● WHAT TO PRODUCE
Please output every line of the material as it stands, without the pictures.

------------------------------------------------------------------------

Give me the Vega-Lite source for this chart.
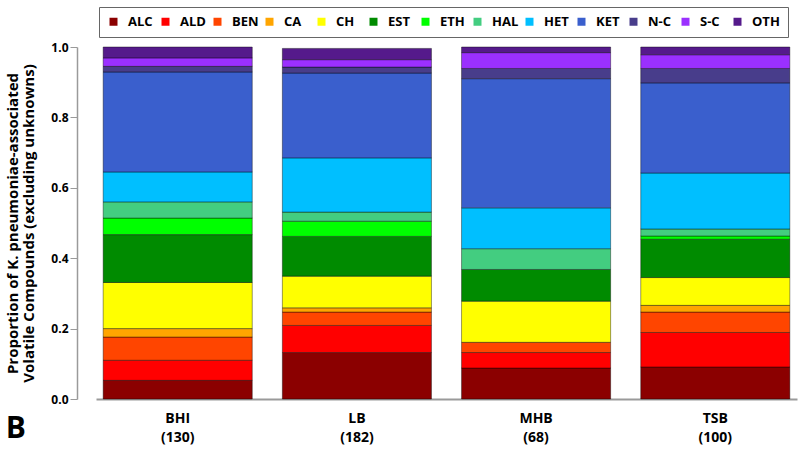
{
  "$schema": "https://vega.github.io/schema/vega-lite/v6.json",
  "autosize": {"type": "none"},
  "width": 701,
  "height": 352,
  "padding": {"left": 96, "top": 47, "right": 3, "bottom": 52},
  "background": "white",
  "config": {
    "font": "Open Sans",
    "view": {"stroke": null}
  },
  "title": {
    "text": "B",
    "orient": "bottom",
    "anchor": "start",
    "frame": "bounds",
    "fontSize": 30,
    "fontWeight": "bold",
    "font": "Open Sans",
    "color": "#000",
    "offset": -30
  },
  "data": {
    "values": [
      {"medium": "BHI (130)", "class": "ALC", "p": 0.053},
      {"medium": "BHI (130)", "class": "ALD", "p": 0.057},
      {"medium": "BHI (130)", "class": "BEN", "p": 0.066},
      {"medium": "BHI (130)", "class": "CA", "p": 0.024},
      {"medium": "BHI (130)", "class": "CH", "p": 0.131},
      {"medium": "BHI (130)", "class": "EST", "p": 0.136},
      {"medium": "BHI (130)", "class": "ETH", "p": 0.047},
      {"medium": "BHI (130)", "class": "HAL", "p": 0.046},
      {"medium": "BHI (130)", "class": "HET", "p": 0.085},
      {"medium": "BHI (130)", "class": "KET", "p": 0.284},
      {"medium": "BHI (130)", "class": "N-C", "p": 0.016},
      {"medium": "BHI (130)", "class": "S-C", "p": 0.024},
      {"medium": "BHI (130)", "class": "OTH", "p": 0.031},
      {"medium": "LB (182)", "class": "ALC", "p": 0.132},
      {"medium": "LB (182)", "class": "ALD", "p": 0.077},
      {"medium": "LB (182)", "class": "BEN", "p": 0.038},
      {"medium": "LB (182)", "class": "CA", "p": 0.012},
      {"medium": "LB (182)", "class": "CH", "p": 0.090},
      {"medium": "LB (182)", "class": "EST", "p": 0.113},
      {"medium": "LB (182)", "class": "ETH", "p": 0.043},
      {"medium": "LB (182)", "class": "HAL", "p": 0.026},
      {"medium": "LB (182)", "class": "HET", "p": 0.154},
      {"medium": "LB (182)", "class": "KET", "p": 0.241},
      {"medium": "LB (182)", "class": "N-C", "p": 0.017},
      {"medium": "LB (182)", "class": "S-C", "p": 0.021},
      {"medium": "LB (182)", "class": "OTH", "p": 0.032},
      {"medium": "MHB (68)", "class": "ALC", "p": 0.088},
      {"medium": "MHB (68)", "class": "ALD", "p": 0.044},
      {"medium": "MHB (68)", "class": "BEN", "p": 0.029},
      {"medium": "MHB (68)", "class": "CH", "p": 0.117},
      {"medium": "MHB (68)", "class": "EST", "p": 0.090},
      {"medium": "MHB (68)", "class": "HAL", "p": 0.059},
      {"medium": "MHB (68)", "class": "HET", "p": 0.116},
      {"medium": "MHB (68)", "class": "KET", "p": 0.367},
      {"medium": "MHB (68)", "class": "N-C", "p": 0.029},
      {"medium": "MHB (68)", "class": "S-C", "p": 0.045},
      {"medium": "MHB (68)", "class": "OTH", "p": 0.016},
      {"medium": "TSB (100)", "class": "ALC", "p": 0.091},
      {"medium": "TSB (100)", "class": "ALD", "p": 0.098},
      {"medium": "TSB (100)", "class": "BEN", "p": 0.058},
      {"medium": "TSB (100)", "class": "CA", "p": 0.019},
      {"medium": "TSB (100)", "class": "CH", "p": 0.079},
      {"medium": "TSB (100)", "class": "EST", "p": 0.109},
      {"medium": "TSB (100)", "class": "ETH", "p": 0.009},
      {"medium": "TSB (100)", "class": "HAL", "p": 0.020},
      {"medium": "TSB (100)", "class": "HET", "p": 0.159},
      {"medium": "TSB (100)", "class": "KET", "p": 0.256},
      {"medium": "TSB (100)", "class": "N-C", "p": 0.041},
      {"medium": "TSB (100)", "class": "S-C", "p": 0.039},
      {"medium": "TSB (100)", "class": "OTH", "p": 0.022}
    ]
  },
  "transform": [
    {"calculate": "indexof(['ALC','ALD','BEN','CA','CH','EST','ETH','HAL','HET','KET','N-C','S-C','OTH'], datum.class)", "as": "stack_rank"}
  ],
  "mark": {"type": "bar", "stroke": "#000", "strokeOpacity": 0.4, "strokeWidth": 1},
  "encoding": {
    "x": {
      "field": "medium",
      "type": "nominal",
      "sort": null,
      "scale": {"paddingInner": 0.168, "paddingOuter": 0.04},
      "axis": {
        "title": null,
        "labelAngle": 0,
        "ticks": false,
        "domainColor": "#9a9a9a",
        "domainWidth": 2,
        "labelExpr": "split(datum.label, ' ')",
        "labelFont": "Open Sans",
        "labelFontSize": 14,
        "labelFontWeight": "bold",
        "labelColor": "#000",
        "labelLineHeight": 19,
        "labelPadding": 12
      }
    },
    "y": {
      "field": "p",
      "type": "quantitative",
      "stack": "zero",
      "scale": {"domain": [0, 1], "nice": false},
      "axis": {
        "title": ["Proportion of K. pneumoniae-associated", "Volatile Compounds (excluding unknowns)"],
        "titleFont": "Open Sans",
        "titleFontSize": 15,
        "titleFontWeight": "bold",
        "titleColor": "#000",
        "titlePadding": 14,
        "titleLineHeight": 16,
        "values": [0, 0.2, 0.4, 0.6, 0.8, 1.0],
        "format": ".1f",
        "grid": false,
        "offset": 19,
        "domainColor": "#9a9a9a",
        "domainWidth": 1.5,
        "tickColor": "#9a9a9a",
        "tickSize": 7,
        "labelFont": "Open Sans",
        "labelFontSize": 12,
        "labelFontWeight": "bold",
        "labelColor": "#000",
        "labelPadding": 2
      }
    },
    "order": {"field": "stack_rank", "type": "quantitative", "sort": "ascending"},
    "color": {
      "field": "class",
      "type": "nominal",
      "scale": {
        "domain": ["ALC", "ALD", "BEN", "CA", "CH", "EST", "ETH", "HAL", "HET", "KET", "N-C", "S-C", "OTH"],
        "range": ["#8B0000", "#FF0000", "#FF4500", "#FFA500", "#FFFF00", "#008B00", "#00FF00", "#43CD80", "#00BFFF", "#3A5FCD", "#483D8B", "#9B30FF", "#551A8B"]
      },
      "legend": {
        "title": null,
        "values": ["ALC", "ALD", "BEN", "CA", "CH", "EST", "ETH", "HAL", "HET", "KET", "N-C", "S-C", "OTH"],
        "orient": "none",
        "legendX": 3,
        "legendY": -40,
        "direction": "horizontal",
        "columns": 13,
        "gridAlign": "all",
        "columnPadding": 3,
        "symbolType": "square",
        "symbolSize": 64,
        "symbolStrokeWidth": 0,
        "labelFont": "Open Sans",
        "labelFontSize": 13,
        "labelFontWeight": "bold",
        "labelColor": "#000",
        "labelOffset": 8,
        "padding": 8,
        "strokeColor": "#666"
      }
    }
  }
}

------------------------------------------------------------------------

● ANSWER TO THIS TASK
Give me the Vega-Lite source for this chart.
{
  "$schema": "https://vega.github.io/schema/vega-lite/v6.json",
  "autosize": {"type": "none"},
  "width": 701,
  "height": 352,
  "padding": {"left": 96, "top": 47, "right": 3, "bottom": 52},
  "background": "white",
  "config": {
    "font": "Open Sans",
    "view": {"stroke": null}
  },
  "title": {
    "text": "B",
    "orient": "bottom",
    "anchor": "start",
    "frame": "bounds",
    "fontSize": 30,
    "fontWeight": "bold",
    "font": "Open Sans",
    "color": "#000",
    "offset": -30
  },
  "data": {
    "values": [
      {"medium": "BHI (130)", "class": "ALC", "p": 0.053},
      {"medium": "BHI (130)", "class": "ALD", "p": 0.057},
      {"medium": "BHI (130)", "class": "BEN", "p": 0.066},
      {"medium": "BHI (130)", "class": "CA", "p": 0.024},
      {"medium": "BHI (130)", "class": "CH", "p": 0.131},
      {"medium": "BHI (130)", "class": "EST", "p": 0.136},
      {"medium": "BHI (130)", "class": "ETH", "p": 0.047},
      {"medium": "BHI (130)", "class": "HAL", "p": 0.046},
      {"medium": "BHI (130)", "class": "HET", "p": 0.085},
      {"medium": "BHI (130)", "class": "KET", "p": 0.284},
      {"medium": "BHI (130)", "class": "N-C", "p": 0.016},
      {"medium": "BHI (130)", "class": "S-C", "p": 0.024},
      {"medium": "BHI (130)", "class": "OTH", "p": 0.031},
      {"medium": "LB (182)", "class": "ALC", "p": 0.132},
      {"medium": "LB (182)", "class": "ALD", "p": 0.077},
      {"medium": "LB (182)", "class": "BEN", "p": 0.038},
      {"medium": "LB (182)", "class": "CA", "p": 0.012},
      {"medium": "LB (182)", "class": "CH", "p": 0.090},
      {"medium": "LB (182)", "class": "EST", "p": 0.113},
      {"medium": "LB (182)", "class": "ETH", "p": 0.043},
      {"medium": "LB (182)", "class": "HAL", "p": 0.026},
      {"medium": "LB (182)", "class": "HET", "p": 0.154},
      {"medium": "LB (182)", "class": "KET", "p": 0.241},
      {"medium": "LB (182)", "class": "N-C", "p": 0.017},
      {"medium": "LB (182)", "class": "S-C", "p": 0.021},
      {"medium": "LB (182)", "class": "OTH", "p": 0.032},
      {"medium": "MHB (68)", "class": "ALC", "p": 0.088},
      {"medium": "MHB (68)", "class": "ALD", "p": 0.044},
      {"medium": "MHB (68)", "class": "BEN", "p": 0.029},
      {"medium": "MHB (68)", "class": "CH", "p": 0.117},
      {"medium": "MHB (68)", "class": "EST", "p": 0.090},
      {"medium": "MHB (68)", "class": "HAL", "p": 0.059},
      {"medium": "MHB (68)", "class": "HET", "p": 0.116},
      {"medium": "MHB (68)", "class": "KET", "p": 0.367},
      {"medium": "MHB (68)", "class": "N-C", "p": 0.029},
      {"medium": "MHB (68)", "class": "S-C", "p": 0.045},
      {"medium": "MHB (68)", "class": "OTH", "p": 0.016},
      {"medium": "TSB (100)", "class": "ALC", "p": 0.091},
      {"medium": "TSB (100)", "class": "ALD", "p": 0.098},
      {"medium": "TSB (100)", "class": "BEN", "p": 0.058},
      {"medium": "TSB (100)", "class": "CA", "p": 0.019},
      {"medium": "TSB (100)", "class": "CH", "p": 0.079},
      {"medium": "TSB (100)", "class": "EST", "p": 0.109},
      {"medium": "TSB (100)", "class": "ETH", "p": 0.009},
      {"medium": "TSB (100)", "class": "HAL", "p": 0.020},
      {"medium": "TSB (100)", "class": "HET", "p": 0.159},
      {"medium": "TSB (100)", "class": "KET", "p": 0.256},
      {"medium": "TSB (100)", "class": "N-C", "p": 0.041},
      {"medium": "TSB (100)", "class": "S-C", "p": 0.039},
      {"medium": "TSB (100)", "class": "OTH", "p": 0.022}
    ]
  },
  "transform": [
    {"calculate": "indexof(['ALC','ALD','BEN','CA','CH','EST','ETH','HAL','HET','KET','N-C','S-C','OTH'], datum.class)", "as": "stack_rank"}
  ],
  "mark": {"type": "bar", "stroke": "#000", "strokeOpacity": 0.4, "strokeWidth": 1},
  "encoding": {
    "x": {
      "field": "medium",
      "type": "nominal",
      "sort": null,
      "scale": {"paddingInner": 0.168, "paddingOuter": 0.04},
      "axis": {
        "title": null,
        "labelAngle": 0,
        "ticks": false,
        "domainColor": "#9a9a9a",
        "domainWidth": 2,
        "labelExpr": "split(datum.label, ' ')",
        "labelFont": "Open Sans",
        "labelFontSize": 14,
        "labelFontWeight": "bold",
        "labelColor": "#000",
        "labelLineHeight": 19,
        "labelPadding": 12
      }
    },
    "y": {
      "field": "p",
      "type": "quantitative",
      "stack": "zero",
      "scale": {"domain": [0, 1], "nice": false},
      "axis": {
        "title": ["Proportion of K. pneumoniae-associated", "Volatile Compounds (excluding unknowns)"],
        "titleFont": "Open Sans",
        "titleFontSize": 15,
        "titleFontWeight": "bold",
        "titleColor": "#000",
        "titlePadding": 14,
        "titleLineHeight": 16,
        "values": [0, 0.2, 0.4, 0.6, 0.8, 1.0],
        "format": ".1f",
        "grid": false,
        "offset": 19,
        "domainColor": "#9a9a9a",
        "domainWidth": 1.5,
        "tickColor": "#9a9a9a",
        "tickSize": 7,
        "labelFont": "Open Sans",
        "labelFontSize": 12,
        "labelFontWeight": "bold",
        "labelColor": "#000",
        "labelPadding": 2
      }
    },
    "order": {"field": "stack_rank", "type": "quantitative", "sort": "ascending"},
    "color": {
      "field": "class",
      "type": "nominal",
      "scale": {
        "domain": ["ALC", "ALD", "BEN", "CA", "CH", "EST", "ETH", "HAL", "HET", "KET", "N-C", "S-C", "OTH"],
        "range": ["#8B0000", "#FF0000", "#FF4500", "#FFA500", "#FFFF00", "#008B00", "#00FF00", "#43CD80", "#00BFFF", "#3A5FCD", "#483D8B", "#9B30FF", "#551A8B"]
      },
      "legend": {
        "title": null,
        "values": ["ALC", "ALD", "BEN", "CA", "CH", "EST", "ETH", "HAL", "HET", "KET", "N-C", "S-C", "OTH"],
        "orient": "none",
        "legendX": 3,
        "legendY": -40,
        "direction": "horizontal",
        "columns": 13,
        "gridAlign": "all",
        "columnPadding": 3,
        "symbolType": "square",
        "symbolSize": 64,
        "symbolStrokeWidth": 0,
        "labelFont": "Open Sans",
        "labelFontSize": 13,
        "labelFontWeight": "bold",
        "labelColor": "#000",
        "labelOffset": 8,
        "padding": 8,
        "strokeColor": "#666"
      }
    }
  }
}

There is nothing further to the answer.